## Problem statement
Identify the lines that contain the word "with", then copy them.

## Supplied material
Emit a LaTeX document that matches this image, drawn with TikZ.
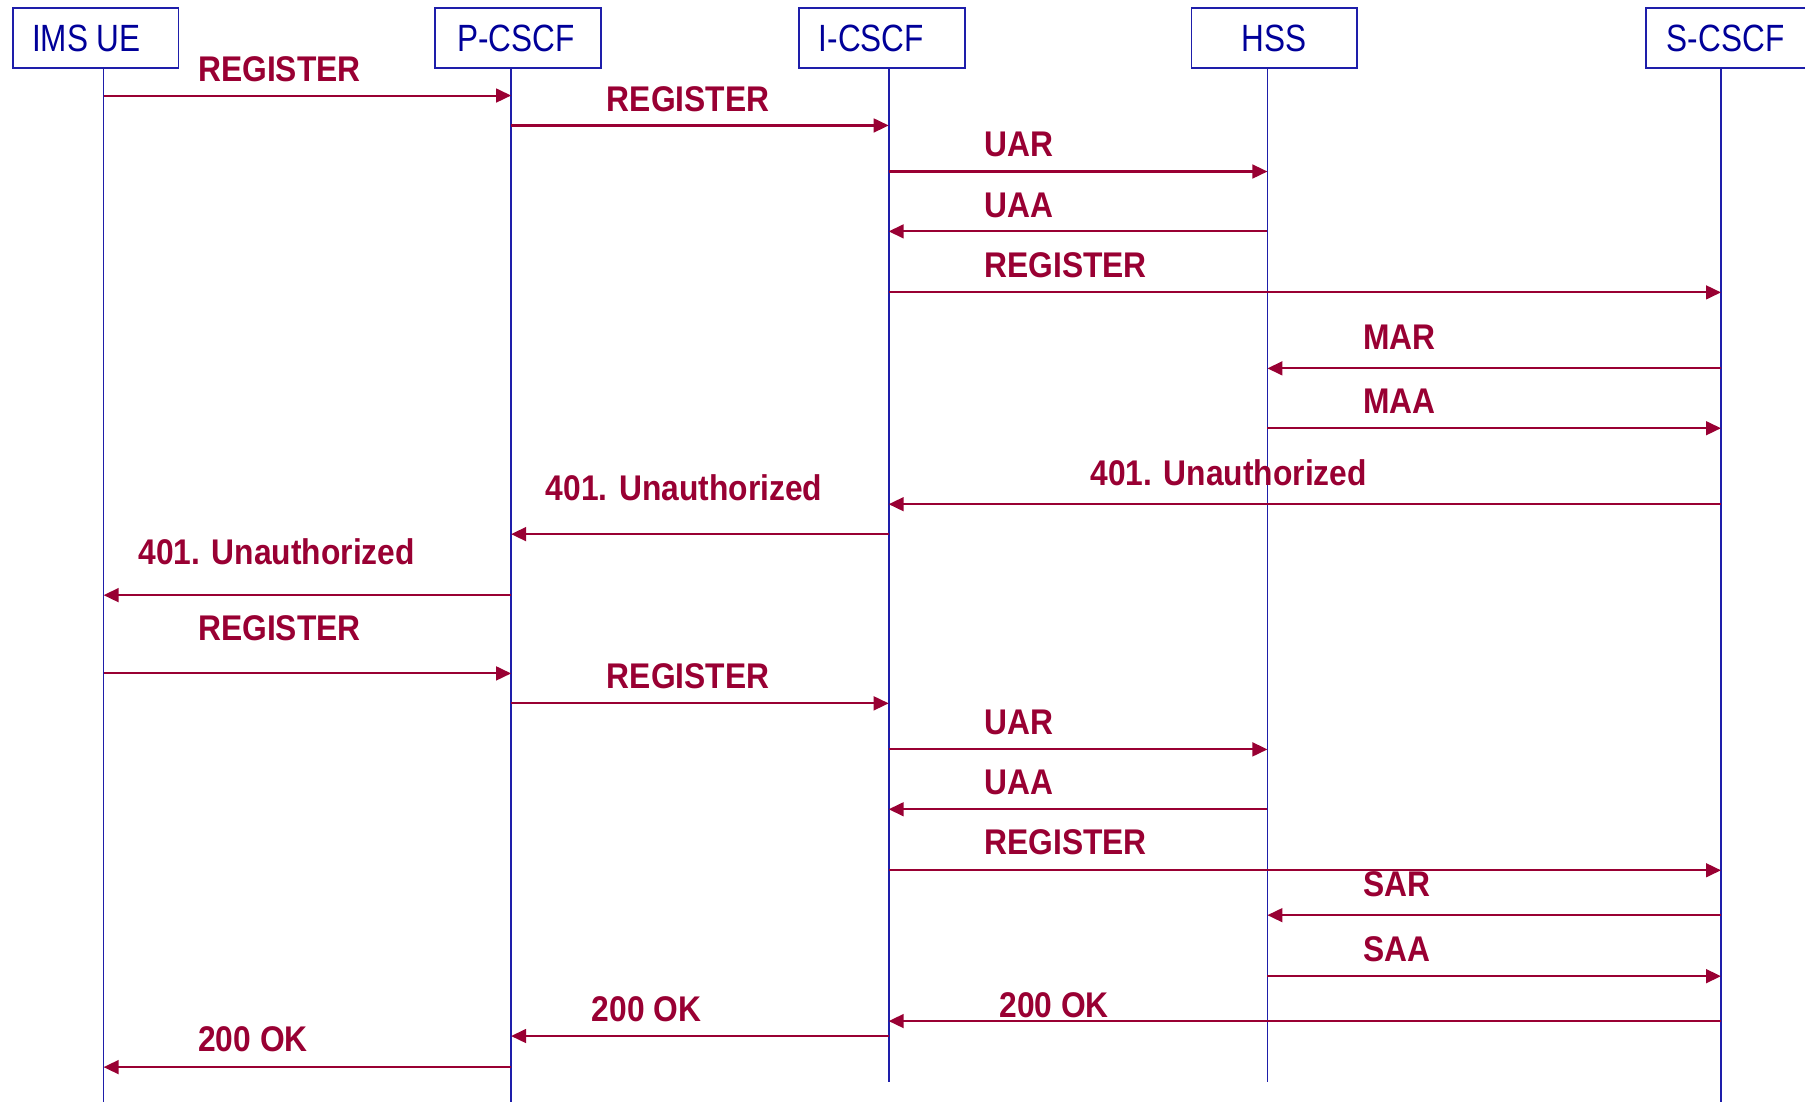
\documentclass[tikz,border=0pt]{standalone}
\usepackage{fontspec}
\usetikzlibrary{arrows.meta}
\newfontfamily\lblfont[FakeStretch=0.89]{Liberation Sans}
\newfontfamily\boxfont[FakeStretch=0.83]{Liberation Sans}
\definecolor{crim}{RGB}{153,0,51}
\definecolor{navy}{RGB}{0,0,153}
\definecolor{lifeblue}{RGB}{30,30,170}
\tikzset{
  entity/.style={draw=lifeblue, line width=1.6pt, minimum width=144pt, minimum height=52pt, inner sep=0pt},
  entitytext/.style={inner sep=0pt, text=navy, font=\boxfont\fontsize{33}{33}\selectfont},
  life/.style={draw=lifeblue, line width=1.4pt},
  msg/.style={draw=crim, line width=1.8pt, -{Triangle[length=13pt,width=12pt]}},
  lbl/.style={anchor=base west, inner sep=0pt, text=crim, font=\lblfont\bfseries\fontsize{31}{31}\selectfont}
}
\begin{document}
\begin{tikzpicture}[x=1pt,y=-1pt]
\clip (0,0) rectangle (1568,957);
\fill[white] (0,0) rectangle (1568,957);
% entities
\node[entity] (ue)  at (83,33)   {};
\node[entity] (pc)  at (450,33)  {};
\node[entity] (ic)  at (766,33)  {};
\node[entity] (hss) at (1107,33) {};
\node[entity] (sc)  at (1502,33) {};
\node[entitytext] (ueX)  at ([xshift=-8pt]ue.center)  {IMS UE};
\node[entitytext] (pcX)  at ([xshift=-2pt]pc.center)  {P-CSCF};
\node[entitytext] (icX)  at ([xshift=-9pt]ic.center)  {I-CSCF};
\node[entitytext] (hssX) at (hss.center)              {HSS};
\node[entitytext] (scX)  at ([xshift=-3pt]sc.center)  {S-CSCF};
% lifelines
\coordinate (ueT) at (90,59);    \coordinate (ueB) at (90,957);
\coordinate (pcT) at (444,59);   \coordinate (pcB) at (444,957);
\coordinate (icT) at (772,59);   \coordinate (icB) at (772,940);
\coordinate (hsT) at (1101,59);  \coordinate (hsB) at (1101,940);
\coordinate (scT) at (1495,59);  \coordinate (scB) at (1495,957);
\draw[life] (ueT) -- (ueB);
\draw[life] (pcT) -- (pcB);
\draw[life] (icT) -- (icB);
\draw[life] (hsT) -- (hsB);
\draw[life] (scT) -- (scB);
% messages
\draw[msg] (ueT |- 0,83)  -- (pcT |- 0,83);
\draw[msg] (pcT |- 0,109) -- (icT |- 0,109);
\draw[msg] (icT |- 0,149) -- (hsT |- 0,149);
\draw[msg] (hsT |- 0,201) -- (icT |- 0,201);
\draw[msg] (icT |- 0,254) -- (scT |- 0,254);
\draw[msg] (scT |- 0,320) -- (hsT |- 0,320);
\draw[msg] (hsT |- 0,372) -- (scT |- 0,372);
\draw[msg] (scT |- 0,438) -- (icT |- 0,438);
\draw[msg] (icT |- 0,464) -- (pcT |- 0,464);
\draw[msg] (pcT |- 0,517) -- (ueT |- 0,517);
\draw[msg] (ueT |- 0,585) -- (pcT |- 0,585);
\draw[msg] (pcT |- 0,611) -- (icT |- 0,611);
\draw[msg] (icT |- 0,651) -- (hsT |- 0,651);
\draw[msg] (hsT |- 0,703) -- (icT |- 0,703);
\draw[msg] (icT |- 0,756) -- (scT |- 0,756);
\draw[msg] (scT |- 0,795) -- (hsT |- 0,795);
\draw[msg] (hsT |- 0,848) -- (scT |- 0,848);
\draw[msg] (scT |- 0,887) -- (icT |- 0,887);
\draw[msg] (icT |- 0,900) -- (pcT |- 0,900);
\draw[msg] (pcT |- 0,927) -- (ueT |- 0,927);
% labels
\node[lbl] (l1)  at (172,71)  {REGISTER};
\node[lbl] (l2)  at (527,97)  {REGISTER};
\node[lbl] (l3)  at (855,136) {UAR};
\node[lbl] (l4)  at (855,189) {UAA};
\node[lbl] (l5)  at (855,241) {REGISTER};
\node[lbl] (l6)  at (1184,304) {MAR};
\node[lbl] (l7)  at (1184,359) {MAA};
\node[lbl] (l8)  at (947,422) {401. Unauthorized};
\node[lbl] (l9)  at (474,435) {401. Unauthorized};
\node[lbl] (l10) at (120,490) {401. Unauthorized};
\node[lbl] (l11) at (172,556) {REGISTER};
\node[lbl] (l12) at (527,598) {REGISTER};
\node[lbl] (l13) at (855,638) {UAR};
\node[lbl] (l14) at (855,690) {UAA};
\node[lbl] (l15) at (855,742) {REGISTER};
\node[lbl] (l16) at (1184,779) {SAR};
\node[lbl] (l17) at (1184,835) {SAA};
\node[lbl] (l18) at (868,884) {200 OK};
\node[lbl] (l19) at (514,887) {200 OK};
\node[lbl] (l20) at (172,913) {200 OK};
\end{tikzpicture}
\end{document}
* * *
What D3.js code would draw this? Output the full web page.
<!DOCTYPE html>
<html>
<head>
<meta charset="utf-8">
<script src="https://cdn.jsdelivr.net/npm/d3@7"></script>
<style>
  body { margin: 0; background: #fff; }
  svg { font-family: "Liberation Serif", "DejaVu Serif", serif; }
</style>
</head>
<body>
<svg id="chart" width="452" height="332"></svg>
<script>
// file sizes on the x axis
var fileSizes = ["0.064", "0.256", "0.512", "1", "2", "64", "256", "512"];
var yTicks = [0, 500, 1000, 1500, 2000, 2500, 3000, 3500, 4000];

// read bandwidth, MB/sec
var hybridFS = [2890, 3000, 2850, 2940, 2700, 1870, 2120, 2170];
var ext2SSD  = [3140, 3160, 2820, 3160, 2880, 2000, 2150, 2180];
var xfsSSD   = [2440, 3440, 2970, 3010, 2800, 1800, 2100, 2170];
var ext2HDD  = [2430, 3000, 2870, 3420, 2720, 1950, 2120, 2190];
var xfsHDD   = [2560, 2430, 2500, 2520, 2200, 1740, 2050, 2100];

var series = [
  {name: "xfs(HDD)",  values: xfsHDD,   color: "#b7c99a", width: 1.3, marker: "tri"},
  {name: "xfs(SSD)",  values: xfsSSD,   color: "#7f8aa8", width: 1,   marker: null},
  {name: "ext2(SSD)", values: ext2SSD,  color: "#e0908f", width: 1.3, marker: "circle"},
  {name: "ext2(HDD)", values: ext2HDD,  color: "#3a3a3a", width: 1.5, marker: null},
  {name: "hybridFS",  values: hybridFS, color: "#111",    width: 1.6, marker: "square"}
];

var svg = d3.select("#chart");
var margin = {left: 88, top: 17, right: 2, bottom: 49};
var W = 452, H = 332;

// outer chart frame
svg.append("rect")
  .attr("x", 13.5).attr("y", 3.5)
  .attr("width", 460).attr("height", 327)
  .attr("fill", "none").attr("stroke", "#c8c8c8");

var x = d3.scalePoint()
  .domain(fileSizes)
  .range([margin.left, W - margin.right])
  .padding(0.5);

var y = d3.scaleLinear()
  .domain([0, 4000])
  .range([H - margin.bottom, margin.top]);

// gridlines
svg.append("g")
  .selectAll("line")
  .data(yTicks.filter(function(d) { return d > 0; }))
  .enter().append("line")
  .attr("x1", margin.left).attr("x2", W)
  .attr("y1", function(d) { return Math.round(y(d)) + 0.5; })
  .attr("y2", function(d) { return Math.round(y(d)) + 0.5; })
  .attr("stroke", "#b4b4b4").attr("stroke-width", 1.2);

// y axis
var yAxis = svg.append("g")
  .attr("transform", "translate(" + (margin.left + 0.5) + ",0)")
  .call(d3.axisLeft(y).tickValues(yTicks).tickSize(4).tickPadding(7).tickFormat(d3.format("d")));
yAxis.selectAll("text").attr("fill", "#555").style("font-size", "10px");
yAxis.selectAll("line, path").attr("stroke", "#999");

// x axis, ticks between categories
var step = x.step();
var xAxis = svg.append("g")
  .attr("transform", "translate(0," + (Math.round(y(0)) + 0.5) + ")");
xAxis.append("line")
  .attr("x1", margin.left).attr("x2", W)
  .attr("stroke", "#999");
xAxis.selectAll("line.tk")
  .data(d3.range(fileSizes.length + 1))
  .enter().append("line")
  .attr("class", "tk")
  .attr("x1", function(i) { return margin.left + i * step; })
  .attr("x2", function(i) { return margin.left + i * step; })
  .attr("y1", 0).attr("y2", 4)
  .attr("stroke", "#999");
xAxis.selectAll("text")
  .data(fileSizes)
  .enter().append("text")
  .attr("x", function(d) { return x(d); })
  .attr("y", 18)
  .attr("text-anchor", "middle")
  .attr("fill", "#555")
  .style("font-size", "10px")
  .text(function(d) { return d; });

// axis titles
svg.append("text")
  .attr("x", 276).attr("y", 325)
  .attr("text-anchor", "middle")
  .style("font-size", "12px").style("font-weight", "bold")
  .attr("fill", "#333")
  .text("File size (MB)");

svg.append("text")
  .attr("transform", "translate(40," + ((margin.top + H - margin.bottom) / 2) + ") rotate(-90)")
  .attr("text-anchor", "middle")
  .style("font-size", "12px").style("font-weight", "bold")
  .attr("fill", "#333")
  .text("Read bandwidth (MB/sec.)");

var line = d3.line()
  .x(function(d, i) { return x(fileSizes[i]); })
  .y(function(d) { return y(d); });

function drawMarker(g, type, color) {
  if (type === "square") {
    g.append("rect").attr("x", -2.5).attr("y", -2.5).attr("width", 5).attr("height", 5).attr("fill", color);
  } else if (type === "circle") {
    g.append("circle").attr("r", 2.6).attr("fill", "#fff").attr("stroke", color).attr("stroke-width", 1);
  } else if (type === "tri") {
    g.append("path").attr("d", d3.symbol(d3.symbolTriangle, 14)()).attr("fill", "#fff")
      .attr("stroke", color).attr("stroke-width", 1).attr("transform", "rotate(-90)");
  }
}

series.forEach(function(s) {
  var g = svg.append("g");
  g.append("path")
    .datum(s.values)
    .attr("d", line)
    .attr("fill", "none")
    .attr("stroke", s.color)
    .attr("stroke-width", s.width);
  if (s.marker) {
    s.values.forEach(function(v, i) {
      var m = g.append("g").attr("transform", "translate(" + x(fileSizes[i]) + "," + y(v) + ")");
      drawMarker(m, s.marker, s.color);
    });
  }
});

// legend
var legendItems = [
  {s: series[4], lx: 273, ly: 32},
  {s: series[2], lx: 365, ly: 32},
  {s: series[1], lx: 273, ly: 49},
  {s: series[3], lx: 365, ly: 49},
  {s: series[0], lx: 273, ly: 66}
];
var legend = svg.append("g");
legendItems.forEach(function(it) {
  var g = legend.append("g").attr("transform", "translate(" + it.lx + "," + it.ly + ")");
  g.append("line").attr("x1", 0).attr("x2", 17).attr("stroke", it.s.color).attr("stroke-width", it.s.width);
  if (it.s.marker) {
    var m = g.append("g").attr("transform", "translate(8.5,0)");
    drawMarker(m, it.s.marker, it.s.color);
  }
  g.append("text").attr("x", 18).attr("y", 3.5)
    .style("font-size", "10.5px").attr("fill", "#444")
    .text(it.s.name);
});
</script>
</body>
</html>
---
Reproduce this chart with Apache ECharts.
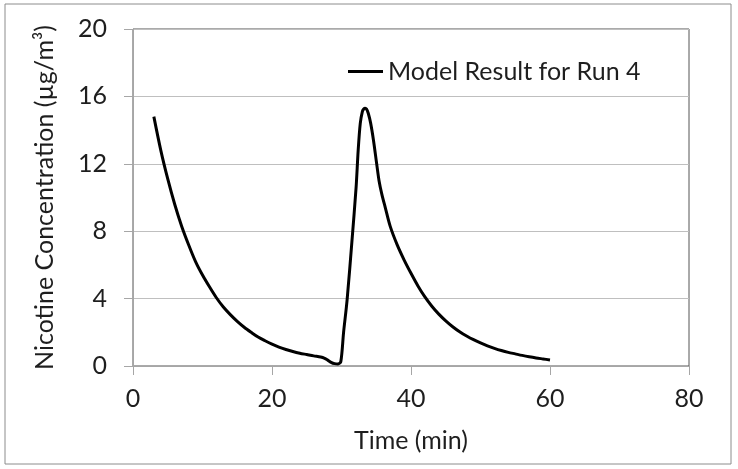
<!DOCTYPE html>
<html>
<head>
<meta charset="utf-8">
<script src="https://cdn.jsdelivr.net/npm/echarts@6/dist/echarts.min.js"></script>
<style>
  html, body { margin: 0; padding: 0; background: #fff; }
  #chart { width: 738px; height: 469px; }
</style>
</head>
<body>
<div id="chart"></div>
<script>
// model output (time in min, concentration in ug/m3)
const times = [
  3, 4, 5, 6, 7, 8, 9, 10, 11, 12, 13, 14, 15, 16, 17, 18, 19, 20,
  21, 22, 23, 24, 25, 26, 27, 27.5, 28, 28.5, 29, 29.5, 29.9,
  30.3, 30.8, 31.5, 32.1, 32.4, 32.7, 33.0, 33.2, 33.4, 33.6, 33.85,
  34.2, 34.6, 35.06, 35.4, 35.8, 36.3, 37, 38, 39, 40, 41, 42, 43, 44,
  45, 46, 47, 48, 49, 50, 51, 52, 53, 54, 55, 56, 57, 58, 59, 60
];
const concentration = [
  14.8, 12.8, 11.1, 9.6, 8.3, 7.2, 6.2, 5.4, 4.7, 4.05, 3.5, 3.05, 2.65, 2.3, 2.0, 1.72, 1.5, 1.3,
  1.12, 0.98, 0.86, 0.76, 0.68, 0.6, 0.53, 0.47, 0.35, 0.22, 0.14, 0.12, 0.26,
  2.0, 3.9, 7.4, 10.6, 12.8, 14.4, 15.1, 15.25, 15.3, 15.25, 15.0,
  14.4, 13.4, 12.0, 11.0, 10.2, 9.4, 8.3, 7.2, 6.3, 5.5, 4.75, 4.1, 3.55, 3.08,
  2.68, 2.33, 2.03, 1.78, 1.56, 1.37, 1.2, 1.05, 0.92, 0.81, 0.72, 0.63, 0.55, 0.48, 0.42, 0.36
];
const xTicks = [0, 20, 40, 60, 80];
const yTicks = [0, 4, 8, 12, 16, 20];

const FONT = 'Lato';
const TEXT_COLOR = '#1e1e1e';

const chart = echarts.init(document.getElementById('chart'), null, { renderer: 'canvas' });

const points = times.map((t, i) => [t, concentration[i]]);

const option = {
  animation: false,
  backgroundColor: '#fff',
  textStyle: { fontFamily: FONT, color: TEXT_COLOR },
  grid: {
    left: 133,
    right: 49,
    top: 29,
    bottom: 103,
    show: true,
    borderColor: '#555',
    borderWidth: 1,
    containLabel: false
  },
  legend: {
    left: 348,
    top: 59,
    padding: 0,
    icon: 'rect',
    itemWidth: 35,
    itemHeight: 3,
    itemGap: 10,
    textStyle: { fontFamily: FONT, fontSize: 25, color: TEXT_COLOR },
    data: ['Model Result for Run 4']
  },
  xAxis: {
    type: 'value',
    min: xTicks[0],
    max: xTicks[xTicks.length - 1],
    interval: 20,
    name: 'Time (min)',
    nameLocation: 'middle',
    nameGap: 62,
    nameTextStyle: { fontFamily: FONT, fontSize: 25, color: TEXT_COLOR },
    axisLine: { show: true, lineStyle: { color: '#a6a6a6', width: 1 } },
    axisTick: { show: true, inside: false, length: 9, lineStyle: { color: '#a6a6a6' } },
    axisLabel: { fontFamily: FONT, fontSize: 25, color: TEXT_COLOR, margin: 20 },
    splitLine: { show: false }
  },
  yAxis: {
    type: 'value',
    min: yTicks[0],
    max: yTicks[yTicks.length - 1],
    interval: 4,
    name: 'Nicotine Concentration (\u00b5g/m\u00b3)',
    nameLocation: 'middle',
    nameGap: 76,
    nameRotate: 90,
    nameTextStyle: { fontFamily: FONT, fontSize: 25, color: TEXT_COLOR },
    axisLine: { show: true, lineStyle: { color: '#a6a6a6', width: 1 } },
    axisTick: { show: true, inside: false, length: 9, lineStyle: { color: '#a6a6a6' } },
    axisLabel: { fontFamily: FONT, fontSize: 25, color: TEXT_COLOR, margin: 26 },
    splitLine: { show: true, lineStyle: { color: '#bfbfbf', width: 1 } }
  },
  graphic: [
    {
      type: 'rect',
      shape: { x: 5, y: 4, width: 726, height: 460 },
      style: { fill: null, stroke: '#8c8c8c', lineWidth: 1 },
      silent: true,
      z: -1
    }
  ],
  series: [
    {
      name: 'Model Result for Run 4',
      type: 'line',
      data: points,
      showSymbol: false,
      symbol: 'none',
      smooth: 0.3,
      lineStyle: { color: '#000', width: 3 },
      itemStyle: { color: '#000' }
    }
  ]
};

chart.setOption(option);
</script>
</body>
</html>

## Answer to the exercise
Emit a LaTeX document that matches this image, drawn with TikZ.
Reproduce this chart with Apache ECharts.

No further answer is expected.